What felt strong yesterday can be cracked on a budget today. Researchers have noticed that access to powerful hardware on the market might increase attackers' capacity to crack passwords.
Bcrypt, the once-reliable algorithm to hash and protect passwords, is no longer immune to threats.
The AI boom has created a glut of high-performance graphics cards in the consumer market. This means the kind of hardware once limited to research labs or enterprise clusters is now available for rent by anyone, including cybercriminals.
Organizations often set up machines with multiple consumer-level GPUs, like the RTX 5090, for model training. When these GPUs aren’t in use, they can be rented out on platforms such as vast.ai, allowing others to run their own AI workloads.

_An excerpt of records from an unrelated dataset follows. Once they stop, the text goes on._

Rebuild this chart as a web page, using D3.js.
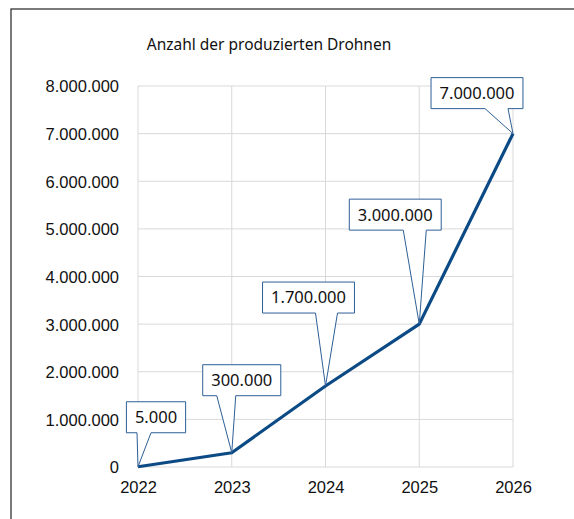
<!DOCTYPE html>
<html>
<head>
<meta charset="utf-8">
<script src="https://cdn.jsdelivr.net/npm/d3@7"></script>
<style>
  body { margin: 0; background: #fff; }
  svg { display: block; font-family: "Noto Sans", sans-serif; }
  .grid line { stroke: #d9d9d9; stroke-width: 1; }
  .axis text { fill: #111; font-size: 16.5px; }
</style>
</head>
<body>
<script>
// data
var years = ["2022", "2023", "2024", "2025", "2026"];
var drones = [5000, 300000, 1700000, 3000000, 7000000];
var yTicks = [0, 1000000, 2000000, 3000000, 4000000, 5000000, 6000000, 7000000, 8000000];
var title = "Anzahl der produzierten Drohnen";

// callout placement: box centre offset from point, pointer base offsets from point x
var calloutDx = [18, 10, -17, -24, -36];
var calloutDy = [-34, -57, -73, -94, -25];
var pointerBase = [[-1, 13], [-15, 4], [-10, 12], [-16, 7], [-28, -5]];

var W = 574, H = 519;
var margin = {top: 86, right: 61, bottom: 52, left: 138},
	width = W - margin.left - margin.right,
	height = H - margin.top - margin.bottom;

var fmt = function(v) { return d3.format(",")(v).replace(/,/g, "."); };

var svg = d3.select("body").append("svg")
	.attr("width", W)
	.attr("height", H);

// outer frame
svg.append("rect")
	.attr("x", 11).attr("y", 9)
	.attr("width", W + 20).attr("height", H + 20)
	.attr("fill", "none")
	.attr("stroke", "#333")
	.attr("stroke-width", 1.3);

svg.append("text")
	.attr("x", 269).attr("y", 50)
	.attr("text-anchor", "middle")
	.attr("font-size", "15.5px")
	.attr("fill", "#111")
	.text(title);

var x = d3.scalePoint()
	.domain(years)
	.range([0, width]);

var y = d3.scaleLinear()
	.domain([0, 8000000])
	.range([height, 0]);

var g = svg.append("g")
	.attr("transform", "translate(" + margin.left + "," + margin.top + ")");

// grid
g.append("g").attr("class", "grid")
	.selectAll("line.h").data(yTicks).enter().append("line")
	.attr("x1", 0).attr("x2", width)
	.attr("y1", function(d) { return y(d); })
	.attr("y2", function(d) { return y(d); });
g.append("g").attr("class", "grid")
	.selectAll("line.v").data(years).enter().append("line")
	.attr("y1", 0).attr("y2", height)
	.attr("x1", function(d) { return x(d); })
	.attr("x2", function(d) { return x(d); });

// axes
var yAxis = g.append("g").attr("class", "axis")
	.call(d3.axisLeft(y).tickValues(yTicks).tickFormat(fmt).tickSize(0).tickPadding(19));
yAxis.select(".domain").remove();
yAxis.selectAll("text").attr("dy", "0.36em");

var xAxis = g.append("g").attr("class", "axis")
	.attr("transform", "translate(0," + height + ")")
	.call(d3.axisBottom(x).tickSize(0).tickPadding(16));
xAxis.select(".domain").remove();
xAxis.selectAll("text").attr("dy", "0.6em").attr("font-size", "17px");

// line
var line = d3.line()
	.x(function(d, i) { return x(years[i]); })
	.y(function(d) { return y(d); });

g.append("path")
	.datum(drones)
	.attr("fill", "none")
	.attr("stroke", "#0b4a85")
	.attr("stroke-width", 3.2)
	.attr("stroke-linejoin", "round")
	.attr("d", line);

// callouts
var boxH = 31;
drones.forEach(function(v, i) {
	var px = x(years[i]), py = y(v);
	var cx = px + calloutDx[i], bottom = py + calloutDy[i];
	var c = g.append("g");
	var t = c.append("text")
		.attr("x", cx).attr("y", bottom - boxH / 2)
		.attr("dy", "0.36em")
		.attr("text-anchor", "middle")
		.attr("font-size", "16.5px")
		.attr("fill", "#111")
		.text(fmt(v));
	var bw = t.node().getComputedTextLength() + 17;
	var l = cx - bw / 2, r = cx + bw / 2, top = bottom - boxH;
	var b0 = px + pointerBase[i][0], b1 = px + pointerBase[i][1];
	var pts = [[l, top], [r, top], [r, bottom], [b1, bottom], [px, py], [b0, bottom], [l, bottom]];
	c.insert("path", "text")
		.attr("d", "M" + pts.join("L") + "Z")
		.attr("fill", "#fff")
		.attr("stroke", "#2d5f96")
		.attr("stroke-width", 1)
		.attr("stroke-linejoin", "miter");
});
</script>
</body>
</html>
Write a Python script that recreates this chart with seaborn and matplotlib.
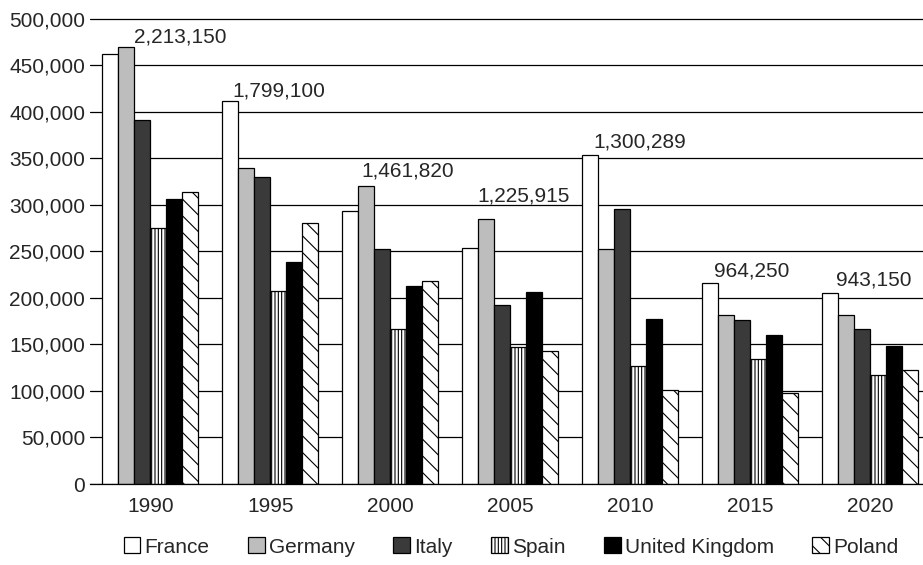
import pandas as pd
import seaborn as sns
import matplotlib
matplotlib.use("Agg")
import matplotlib.pyplot as plt
from matplotlib.ticker import FuncFormatter, MultipleLocator

# values
years = ["1990", "1995", "2000", "2005", "2010", "2015", "2020"]
countries = ["France", "Germany", "Italy", "Spain", "United Kingdom", "Poland"]
france = [462000, 411000, 293000, 254000, 354000, 216000, 205000]
germany = [470000, 339000, 320000, 285000, 252500, 182000, 182000]
italy = [391000, 330000, 252500, 192000, 295000, 176000, 166000]
spain = [275000, 207000, 166000, 147000, 127000, 134000, 117500]
uk = [306000, 239000, 213000, 206000, 177000, 160000, 148000]
poland = [314000, 280000, 218000, 142500, 101000, 98000, 122000]
totals = ["2,213,150", "1,799,100", "1,461,820", "1,225,915", "1,300,289", "964,250", "943,150"]

series = [france, germany, italy, spain, uk, poland]
rows = []
for name, vals in zip(countries, series):
    for yr, v in zip(years, vals):
        rows.append({"Year": yr, "Country": name, "Value": v})
df = pd.DataFrame(rows)

# styling
colors = {"France": "white", "Germany": "#bdbdbd", "Italy": "#3a3a3a",
          "Spain": "white", "United Kingdom": "black", "Poland": "white"}
hatches = {"Spain": "|" * 5, "Poland": "\\\\"}
label_dx = [30, 8, 17, 13, 9, 1, 3]       # pixels from group centre
label_dy = [10, 10, 15, 23, 13, 12, 13]   # pixels above tallest bar

sns.set_style("white")
plt.rcParams["font.family"] = ["Liberation Sans", "DejaVu Sans"]
plt.rcParams["hatch.linewidth"] = 0.8

fig = plt.figure(figsize=(9.23, 5.65), dpi=100)
ax = fig.add_axes([90 / 923, 81 / 565, 833 / 923, 466.3 / 565])

sns.barplot(data=df, x="Year", y="Value", hue="Country", order=years,
            hue_order=countries, palette=colors, edgecolor="black",
            linewidth=0.9, errorbar=None, width=0.8, legend=False, ax=ax)

for cont, name in zip(ax.containers, countries):
    for bar in cont:
        bar.set_edgecolor("black")
        if name in hatches:
            bar.set_hatch(hatches[name])

# totals above each group
for i, lab in enumerate(totals):
    top = max(s[i] for s in series)
    ax.annotate(lab, xy=(i, top), xytext=(label_dx[i], label_dy[i]),
                textcoords="offset pixels", ha="center", va="center",
                fontsize=15)

ax.set_ylim(0, 501000)
ax.set_xlim(-0.503, 6.438)
ax.yaxis.set_major_locator(MultipleLocator(50000))
ax.yaxis.set_major_formatter(FuncFormatter(lambda v, p: f"{v:,.0f}"))
ax.yaxis.grid(True, color="black", linewidth=0.9)
ax.set_axisbelow(True)
for s in ["top", "right", "left"]:
    ax.spines[s].set_visible(False)
ax.spines["bottom"].set_color("black")
ax.spines["bottom"].set_linewidth(0.9)
ax.tick_params(axis="y", length=0, pad=3.6, labelsize=15)
ax.tick_params(axis="x", length=0, pad=9, labelsize=15)
ax.set_xlabel("")
ax.set_ylabel("")

fig.legend(handles=list(ax.containers), labels=countries, loc="center",
           bbox_to_anchor=(511 / 923, 18 / 565), ncol=6, frameon=False,
           fontsize=15, handlelength=0.8, handleheight=0.8,
           handletextpad=0.2, columnspacing=1.85, borderpad=0)

fig.savefig("out.png", dpi=100)
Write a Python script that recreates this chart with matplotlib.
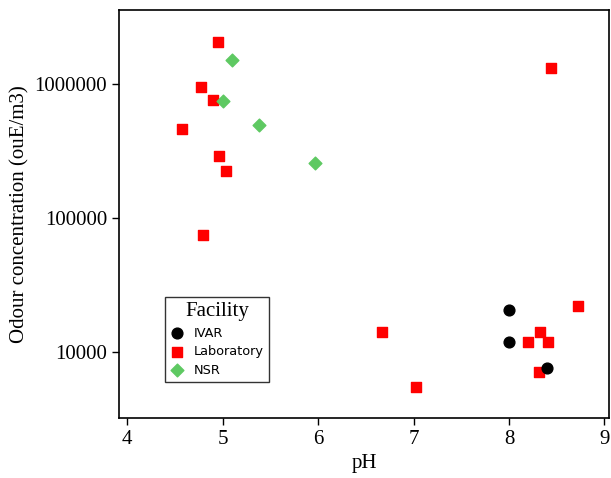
import matplotlib
matplotlib.use("Agg")
import matplotlib.pyplot as plt

# odour concentration vs pH, by facility
ivar_ph = [8.0, 8.0, 8.4]
ivar_odour = [20600, 11900, 7600]

lab_ph = [4.95, 4.77, 4.90, 4.57, 4.96, 5.03, 4.79, 8.44, 8.72, 6.67, 7.03, 8.20, 8.33, 8.41, 8.32]
lab_odour = [2060000, 950000, 760000, 460000, 289000, 223000, 74000, 1320000,
             22100, 14100, 5470, 11900, 14100, 11900, 7100]

nsr_ph = [5.10, 5.00, 5.38, 5.97]
nsr_odour = [1510000, 747000, 493000, 256000]

serif = "Liberation Serif"

fig = plt.figure(figsize=(6.11, 4.78), dpi=100)
ax = fig.add_axes([0.1948, 0.1255, 0.802, 0.853])

ax.scatter(ivar_ph, ivar_odour, marker="o", s=60, color="black", label="IVAR", zorder=3)
ax.scatter(lab_ph, lab_odour, marker="s", s=55, color="#ff0000", label="Laboratory", zorder=2)
ax.scatter(nsr_ph, nsr_odour, marker="D", s=42, color="#5ec962", label="NSR", zorder=3)

ax.set_yscale("log")
ax.set_xlim(3.913, 9.049)
ax.set_ylim(3200, 3.54e6)
ax.set_xticks([4, 5, 6, 7, 8, 9])
ax.set_yticks([10000, 100000, 1000000])
ax.set_yticklabels(["10000", "100000", "1000000"])
ax.minorticks_off()

for lab in ax.get_xticklabels() + ax.get_yticklabels():
    lab.set_fontfamily(serif)
    lab.set_fontsize(15)
ax.tick_params(length=5, width=1)
ax.set_xlabel("pH", fontfamily=serif, fontsize=15)
ax.set_ylabel("Odour concentration (ouE/m3)", fontfamily=serif, fontsize=15)
for sp in ax.spines.values():
    sp.set_linewidth(1.2)

leg = ax.legend(title="Facility", loc="upper left", bbox_to_anchor=(0.094, 0.297),
                borderaxespad=0, frameon=True, fancybox=False, edgecolor="black",
                prop={"family": "DejaVu Sans", "size": 9.3}, handletextpad=0.8,
                handlelength=1.0, labelspacing=0.42, borderpad=0.42)
leg.get_title().set_fontfamily(serif)
leg.get_title().set_fontsize(15)
leg.get_frame().set_linewidth(1.0)

fig.savefig("out.png", dpi=100)
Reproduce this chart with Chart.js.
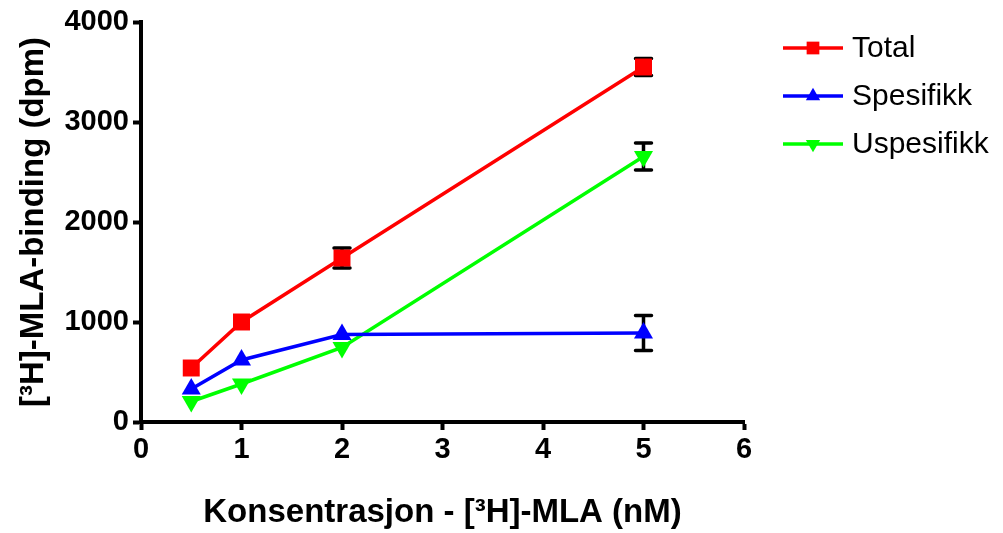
<!DOCTYPE html>
<html>
<head>
<meta charset="utf-8">
<script src="https://cdn.jsdelivr.net/npm/chart.js@4"></script>
<style>
    html, body { margin: 0; padding: 0; background: #fff; }
    #wrap { width: 1003px; height: 533px; }
</style>
</head>
<body>
<div id="wrap"><canvas id="chart"></canvas></div>
<script>
// concentration (nM)
const concentrations = [0.5, 1, 2, 5];

// binding (dpm), mean and SEM
const total = [540, 1000, 1640, 3550];
const totalErr = [0, 0, 100, 85];
const spesifikk = [330, 620, 875, 890];
const spesifikkErr = [0, 0, 0, 175];
const uspesifikk = [205, 380, 745, 2655];
const uspesifikkErr = [0, 0, 0, 135];

const xTicks = [0, 1, 2, 3, 4, 5, 6];
const yTicks = [0, 1000, 2000, 3000, 4000];

const FONT = "'Liberation Sans', Arial, sans-serif";

function toPoints(values) {
    return values.map((v, i) => ({ x: concentrations[i], y: v }));
}

// vertical error bars with caps, drawn under the markers
const errorBars = {
    id: 'errorBars',
    beforeDatasetsDraw(chart) {
        const ctx = chart.ctx;
        const xs = chart.scales.x, ys = chart.scales.y;
        ctx.save();
        ctx.strokeStyle = '#000';
        ctx.lineWidth = 3.5;
        ctx.lineCap = 'round';
        chart.data.datasets.forEach(ds => {
            (ds.errors || []).forEach((e, i) => {
                if (!e) return;
                const p = ds.data[i];
                const px = xs.getPixelForValue(p.x);
                const top = ys.getPixelForValue(p.y + e);
                const bot = ys.getPixelForValue(p.y - e);
                ctx.beginPath();
                ctx.moveTo(px, top); ctx.lineTo(px, bot);
                ctx.moveTo(px - 8, top); ctx.lineTo(px + 8, top);
                ctx.moveTo(px - 8, bot); ctx.lineTo(px + 8, bot);
                ctx.stroke();
            });
        });
        ctx.restore();
    }
};

// legend on the right: short line with the marker on it
const lineLegend = {
    id: 'lineLegend',
    afterDraw(chart) {
        const ctx = chart.ctx;
        ctx.save();
        chart.data.datasets.forEach((ds, i) => {
            const y = 48 + i * 48;
            ctx.strokeStyle = ds.borderColor;
            ctx.lineWidth = 3.5;
            ctx.beginPath();
            ctx.moveTo(783, y); ctx.lineTo(843, y);
            ctx.stroke();
            ctx.fillStyle = ds.borderColor;
            Chart.helpers.drawPoint(ctx, {
                pointStyle: ds.pointStyle,
                rotation: ds.pointRotation || 0,
                radius: ds.pointRadius * 0.75,
                borderWidth: 0
            }, 813, y);
            ctx.fillStyle = '#000';
            ctx.font = '30px ' + FONT;
            ctx.textBaseline = 'middle';
            ctx.fillText(ds.label, 852, y + 1);
        });
        ctx.restore();
    }
};

function series(label, values, errors, color, style, radius, rotation) {
    return {
        label: label,
        data: toPoints(values),
        errors: errors,
        borderColor: color,
        backgroundColor: color,
        borderWidth: 3.5,
        pointStyle: style,
        pointRadius: radius,
        pointHoverRadius: radius,
        pointRotation: rotation,
        pointBorderWidth: 0,
        tension: 0
    };
}

new Chart(document.getElementById('chart'), {
    type: 'line',
    data: {
        datasets: [
            series('Total', total, totalErr, '#ff0000', 'rect', 12, 0),
            series('Spesifikk', spesifikk, spesifikkErr, '#0000ff', 'triangle', 11, 0),
            series('Uspesifikk', uspesifikk, uspesifikkErr, '#00ff00', 'triangle', 11, 180)
        ]
    },
    options: {
        responsive: true,
        maintainAspectRatio: false,
        animation: false,
        events: [],
        layout: { padding: { left: 0, top: 22, right: 259, bottom: 0 } },
        plugins: {
            legend: { display: false },
            tooltip: { enabled: false }
        },
        scales: {
            x: {
                type: 'linear',
                min: 0,
                max: 6,
                afterFit: s => { s.height = 111; },
                afterBuildTicks: s => { s.ticks = xTicks.map(v => ({ value: v })); },
                border: { display: true, color: '#000', width: 4 },
                grid: { drawOnChartArea: false, drawTicks: true, tickLength: 8, tickWidth: 4, color: '#000' },
                ticks: {
                    autoSkip: false,
                    maxRotation: 0,
                    color: '#000',
                    padding: 3,
                    callback: v => String(v),
                    font: { family: FONT, size: 29, weight: 'bold' }
                },
                title: {
                    display: true,
                    text: 'Konsentrasjon - [³H]-MLA (nM)',
                    color: '#000',
                    padding: { top: 0, bottom: 0 },
                    font: { family: FONT, size: 33, weight: 'bold' }
                }
            },
            y: {
                type: 'linear',
                min: 0,
                max: 4000,
                afterFit: s => { s.width = 141; },
                afterBuildTicks: s => { s.ticks = yTicks.map(v => ({ value: v })); },
                border: { display: true, color: '#000', width: 4 },
                grid: { drawOnChartArea: false, drawTicks: true, tickLength: 8, tickWidth: 4, color: '#000' },
                ticks: {
                    autoSkip: false,
                    color: '#000',
                    padding: 4,
                    callback: v => String(v),
                    font: { family: FONT, size: 29, weight: 'bold' }
                },
                title: {
                    display: true,
                    text: '[³H]-MLA-binding (dpm)',
                    color: '#000',
                    padding: { top: 14, bottom: 0 },
                    font: { family: FONT, size: 33, weight: 'bold' }
                }
            }
        }
    },
    plugins: [errorBars, lineLegend]
});
</script>
</body>
</html>
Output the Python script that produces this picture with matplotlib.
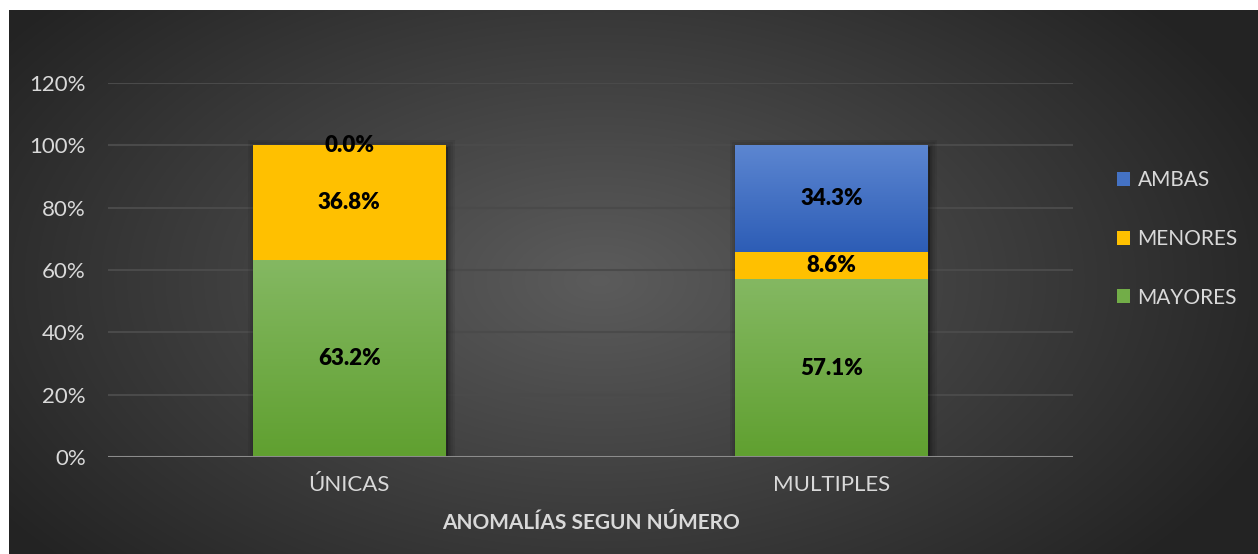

This approach lets companies monetize otherwise idle hardware, even if it’s only a few dollars per hour, helping offset the cost of the equipment. On rental marketplaces, an 8-GPU setup with Nvidia’s RTX 5090s can be leased for just a few dollars an hour.
Powerful hardware helps to crack passwords
“Post the release of the RTX 50-series cards, the availability and affordability of high-performance computing hardware have further increased, evolving the discussion of what should be considered a strong password,” the report by cybersecurity firm Specops notes.
As part of their investigation of how the speed of password hashing increased with AI technologies, Specops researchers generated hashes of cost factors 10, 12, and 14 from a 750,000-entry sample of the infamous Rockyou password list.
After the data was generated, it, along with a copy of rockyou.txt, was transferred to a cloud instance of 8xRTX 5090 GPUs. Attacks were performed to produce an expected hashrate. The data is then used to generate the expected time to crack a given password via brute force.
Strong passwords might not be strong anymore
The study underscored that while password length and complexity still matter, the calculus has shifted. GPUs like the RTX 5090 are around 65% faster than the previous generation to tackle bcrypt.
This means that for brute-forcing bcrypt, attackers can offset higher cost factors that were intended to slow them down. In practical terms, this means previously “strong” passwords that were once safe from brute force attacks could now be within reach.
Specops researchers emphasize that brute force is just a baseline. To increase their odds, hackers often combine dictionary attacks, rule-based variations, and targeted wordlists based on leaked corporate data.
“It’s important to be mindful of how attacks are performed, and attempt to build well-founded password policies that reduce the risk of passwords being guessable via simple wordlist and rule attacks,” the team notes.
How to pick a strong password?
- Use passwords with a minimum length of 18 characters
- Multiple character classes are required, optimally: upper, lower, digits, and special characters
- Do not use words relevant to your organization or related to personal things that could be easily guessable.
- Use password generators to create strong passwords
- Check if any of your previous passwords have been breached and avoid reusing passwords.